- _Information supplied_
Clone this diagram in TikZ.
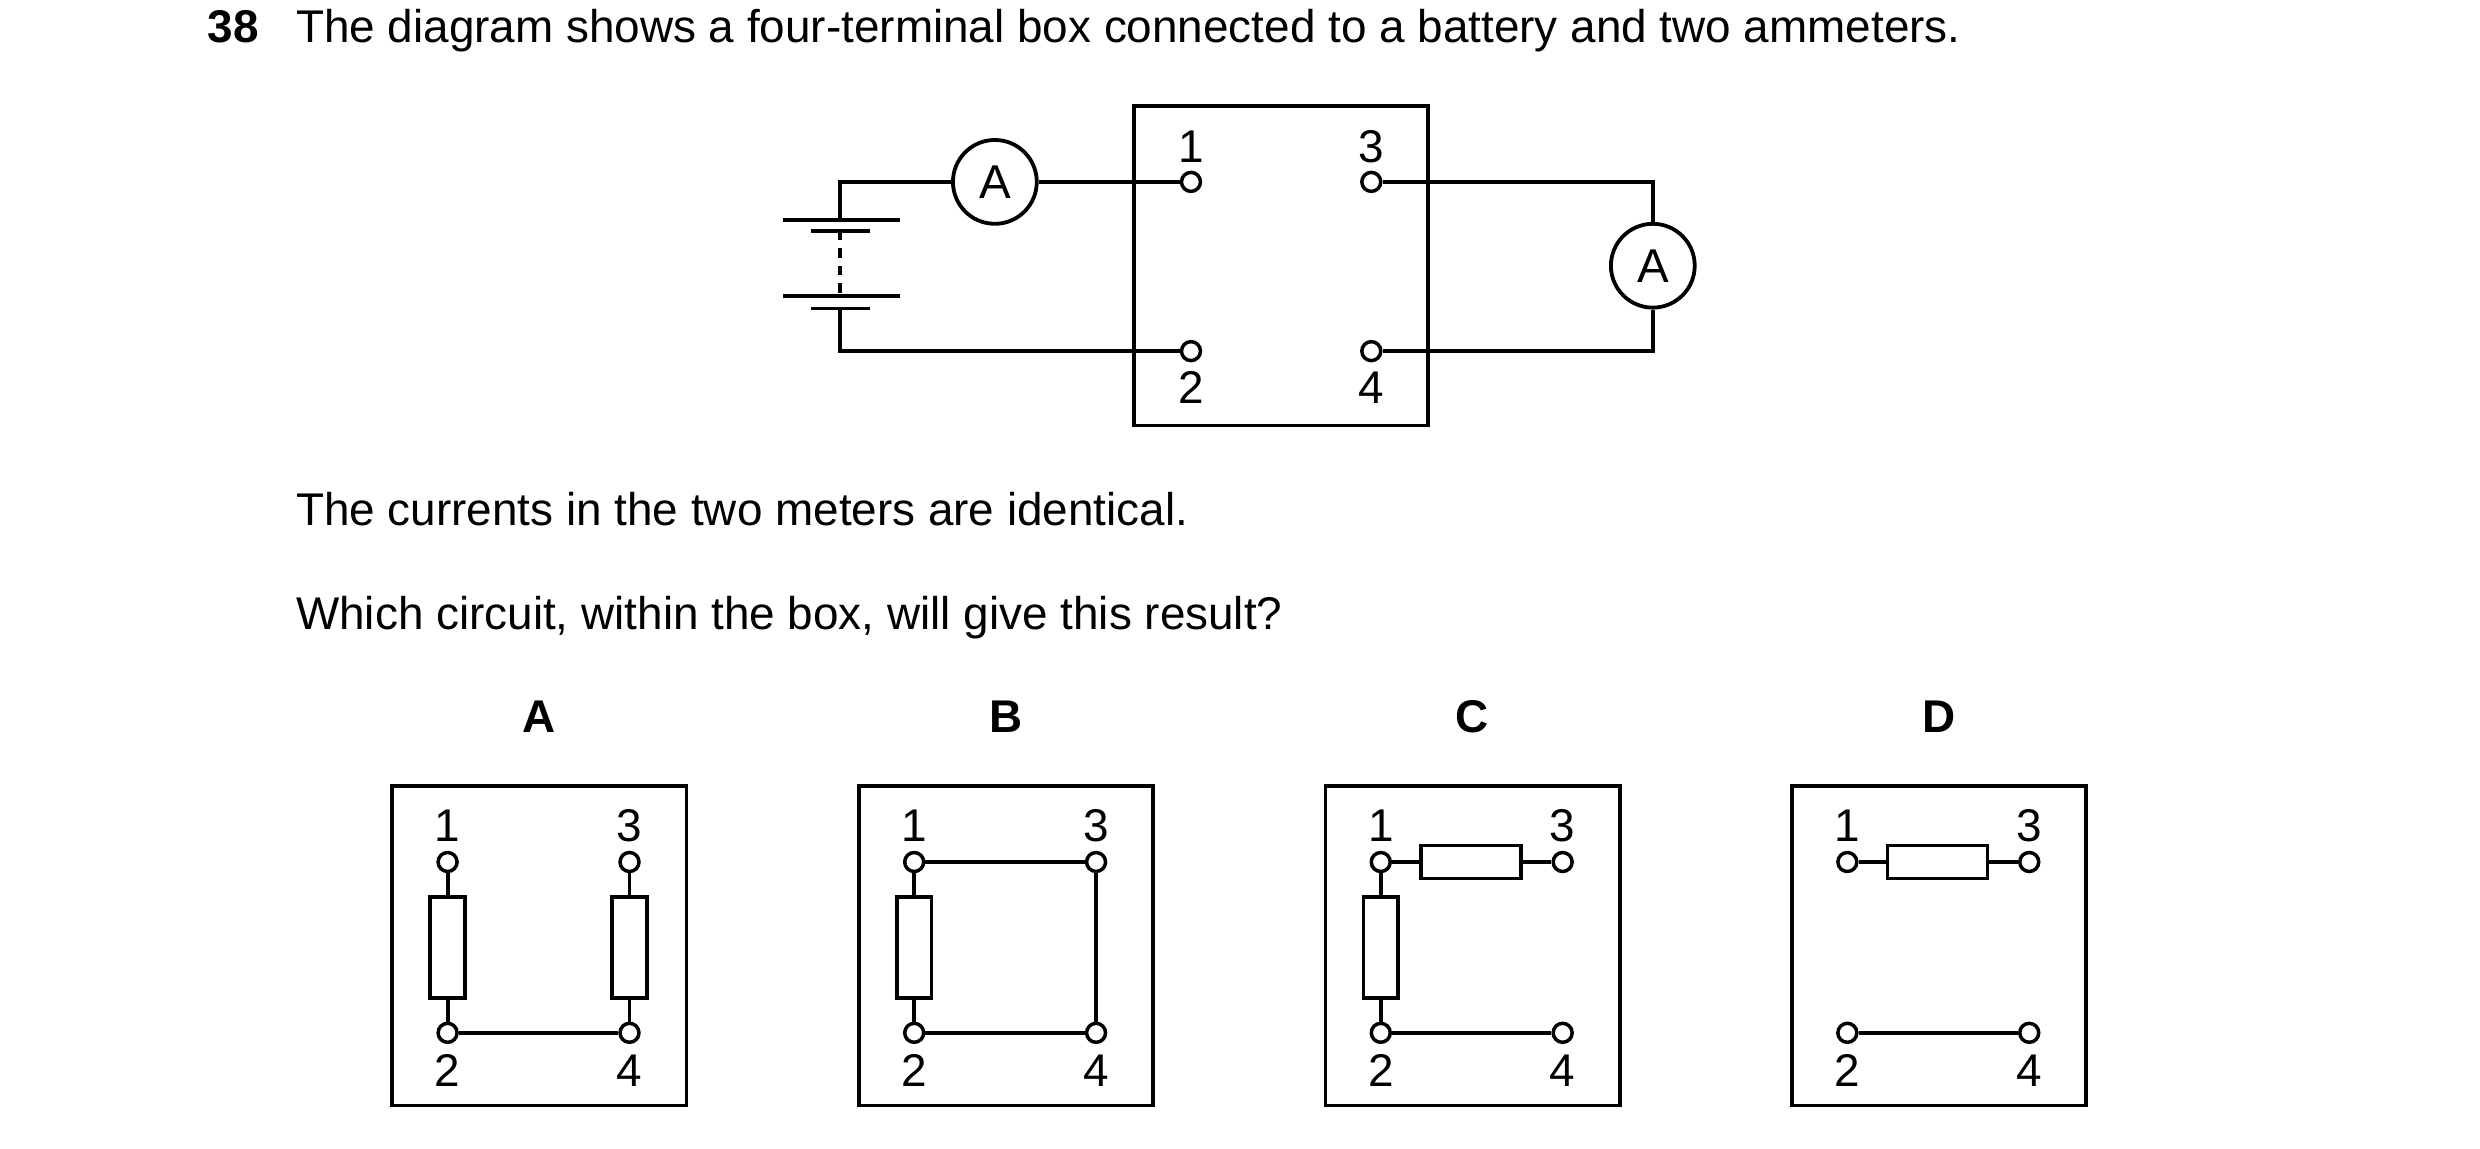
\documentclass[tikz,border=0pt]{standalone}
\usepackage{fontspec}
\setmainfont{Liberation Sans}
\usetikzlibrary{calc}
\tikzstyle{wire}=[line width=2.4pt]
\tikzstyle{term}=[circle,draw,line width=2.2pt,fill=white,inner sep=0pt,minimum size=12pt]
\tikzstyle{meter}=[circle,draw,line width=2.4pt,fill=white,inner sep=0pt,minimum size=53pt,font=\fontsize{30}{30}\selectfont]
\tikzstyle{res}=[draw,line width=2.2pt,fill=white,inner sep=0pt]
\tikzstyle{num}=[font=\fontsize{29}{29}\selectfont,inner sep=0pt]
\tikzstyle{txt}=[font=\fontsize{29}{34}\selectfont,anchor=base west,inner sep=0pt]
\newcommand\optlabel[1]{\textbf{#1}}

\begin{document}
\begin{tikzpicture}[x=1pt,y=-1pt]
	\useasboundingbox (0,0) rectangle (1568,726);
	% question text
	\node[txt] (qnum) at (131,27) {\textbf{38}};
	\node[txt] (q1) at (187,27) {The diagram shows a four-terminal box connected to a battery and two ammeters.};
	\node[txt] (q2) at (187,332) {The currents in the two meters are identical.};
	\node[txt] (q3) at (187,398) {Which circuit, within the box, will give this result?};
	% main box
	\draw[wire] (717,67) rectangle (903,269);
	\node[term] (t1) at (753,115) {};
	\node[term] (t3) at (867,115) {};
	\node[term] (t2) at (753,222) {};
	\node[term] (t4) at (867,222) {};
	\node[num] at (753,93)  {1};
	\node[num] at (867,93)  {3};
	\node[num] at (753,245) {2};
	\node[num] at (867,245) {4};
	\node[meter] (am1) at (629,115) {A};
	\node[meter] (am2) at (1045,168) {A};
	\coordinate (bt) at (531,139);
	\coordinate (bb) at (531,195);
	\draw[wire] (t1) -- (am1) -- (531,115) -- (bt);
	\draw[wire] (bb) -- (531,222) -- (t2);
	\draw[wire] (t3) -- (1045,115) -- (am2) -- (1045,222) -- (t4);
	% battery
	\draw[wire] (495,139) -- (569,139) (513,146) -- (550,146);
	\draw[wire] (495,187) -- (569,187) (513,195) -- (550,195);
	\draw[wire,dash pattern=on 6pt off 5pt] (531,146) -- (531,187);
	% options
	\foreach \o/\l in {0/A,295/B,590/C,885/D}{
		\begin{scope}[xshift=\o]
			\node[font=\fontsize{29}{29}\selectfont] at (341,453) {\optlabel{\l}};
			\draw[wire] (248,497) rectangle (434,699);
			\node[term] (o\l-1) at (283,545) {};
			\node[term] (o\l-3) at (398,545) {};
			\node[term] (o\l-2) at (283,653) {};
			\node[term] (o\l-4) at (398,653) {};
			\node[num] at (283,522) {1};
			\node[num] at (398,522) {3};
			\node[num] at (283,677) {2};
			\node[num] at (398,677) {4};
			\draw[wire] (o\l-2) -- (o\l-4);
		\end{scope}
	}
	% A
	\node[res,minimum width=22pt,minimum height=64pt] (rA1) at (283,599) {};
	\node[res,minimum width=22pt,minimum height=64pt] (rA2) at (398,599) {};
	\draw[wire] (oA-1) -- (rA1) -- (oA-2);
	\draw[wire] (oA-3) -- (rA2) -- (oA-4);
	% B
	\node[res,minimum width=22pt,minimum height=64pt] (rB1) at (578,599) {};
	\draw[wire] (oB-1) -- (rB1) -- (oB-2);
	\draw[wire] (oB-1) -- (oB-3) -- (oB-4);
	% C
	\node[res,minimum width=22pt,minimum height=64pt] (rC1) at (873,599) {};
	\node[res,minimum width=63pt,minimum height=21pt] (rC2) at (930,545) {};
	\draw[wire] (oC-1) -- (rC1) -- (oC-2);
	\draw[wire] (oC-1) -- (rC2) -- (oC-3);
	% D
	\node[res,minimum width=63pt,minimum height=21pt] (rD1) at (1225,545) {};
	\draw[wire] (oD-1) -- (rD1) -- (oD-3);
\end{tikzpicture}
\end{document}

- _What to do_
Reproduce the material above verbatim; omit every picture.

- _Correct answer_
Clone this diagram in TikZ.
\documentclass[tikz,border=0pt]{standalone}
\usepackage{fontspec}
\setmainfont{Liberation Sans}
\usetikzlibrary{calc}
\tikzstyle{wire}=[line width=2.4pt]
\tikzstyle{term}=[circle,draw,line width=2.2pt,fill=white,inner sep=0pt,minimum size=12pt]
\tikzstyle{meter}=[circle,draw,line width=2.4pt,fill=white,inner sep=0pt,minimum size=53pt,font=\fontsize{30}{30}\selectfont]
\tikzstyle{res}=[draw,line width=2.2pt,fill=white,inner sep=0pt]
\tikzstyle{num}=[font=\fontsize{29}{29}\selectfont,inner sep=0pt]
\tikzstyle{txt}=[font=\fontsize{29}{34}\selectfont,anchor=base west,inner sep=0pt]
\newcommand\optlabel[1]{\textbf{#1}}

\begin{document}
\begin{tikzpicture}[x=1pt,y=-1pt]
	\useasboundingbox (0,0) rectangle (1568,726);
	% question text
	\node[txt] (qnum) at (131,27) {\textbf{38}};
	\node[txt] (q1) at (187,27) {The diagram shows a four-terminal box connected to a battery and two ammeters.};
	\node[txt] (q2) at (187,332) {The currents in the two meters are identical.};
	\node[txt] (q3) at (187,398) {Which circuit, within the box, will give this result?};
	% main box
	\draw[wire] (717,67) rectangle (903,269);
	\node[term] (t1) at (753,115) {};
	\node[term] (t3) at (867,115) {};
	\node[term] (t2) at (753,222) {};
	\node[term] (t4) at (867,222) {};
	\node[num] at (753,93)  {1};
	\node[num] at (867,93)  {3};
	\node[num] at (753,245) {2};
	\node[num] at (867,245) {4};
	\node[meter] (am1) at (629,115) {A};
	\node[meter] (am2) at (1045,168) {A};
	\coordinate (bt) at (531,139);
	\coordinate (bb) at (531,195);
	\draw[wire] (t1) -- (am1) -- (531,115) -- (bt);
	\draw[wire] (bb) -- (531,222) -- (t2);
	\draw[wire] (t3) -- (1045,115) -- (am2) -- (1045,222) -- (t4);
	% battery
	\draw[wire] (495,139) -- (569,139) (513,146) -- (550,146);
	\draw[wire] (495,187) -- (569,187) (513,195) -- (550,195);
	\draw[wire,dash pattern=on 6pt off 5pt] (531,146) -- (531,187);
	% options
	\foreach \o/\l in {0/A,295/B,590/C,885/D}{
		\begin{scope}[xshift=\o]
			\node[font=\fontsize{29}{29}\selectfont] at (341,453) {\optlabel{\l}};
			\draw[wire] (248,497) rectangle (434,699);
			\node[term] (o\l-1) at (283,545) {};
			\node[term] (o\l-3) at (398,545) {};
			\node[term] (o\l-2) at (283,653) {};
			\node[term] (o\l-4) at (398,653) {};
			\node[num] at (283,522) {1};
			\node[num] at (398,522) {3};
			\node[num] at (283,677) {2};
			\node[num] at (398,677) {4};
			\draw[wire] (o\l-2) -- (o\l-4);
		\end{scope}
	}
	% A
	\node[res,minimum width=22pt,minimum height=64pt] (rA1) at (283,599) {};
	\node[res,minimum width=22pt,minimum height=64pt] (rA2) at (398,599) {};
	\draw[wire] (oA-1) -- (rA1) -- (oA-2);
	\draw[wire] (oA-3) -- (rA2) -- (oA-4);
	% B
	\node[res,minimum width=22pt,minimum height=64pt] (rB1) at (578,599) {};
	\draw[wire] (oB-1) -- (rB1) -- (oB-2);
	\draw[wire] (oB-1) -- (oB-3) -- (oB-4);
	% C
	\node[res,minimum width=22pt,minimum height=64pt] (rC1) at (873,599) {};
	\node[res,minimum width=63pt,minimum height=21pt] (rC2) at (930,545) {};
	\draw[wire] (oC-1) -- (rC1) -- (oC-2);
	\draw[wire] (oC-1) -- (rC2) -- (oC-3);
	% D
	\node[res,minimum width=63pt,minimum height=21pt] (rD1) at (1225,545) {};
	\draw[wire] (oD-1) -- (rD1) -- (oD-3);
\end{tikzpicture}
\end{document}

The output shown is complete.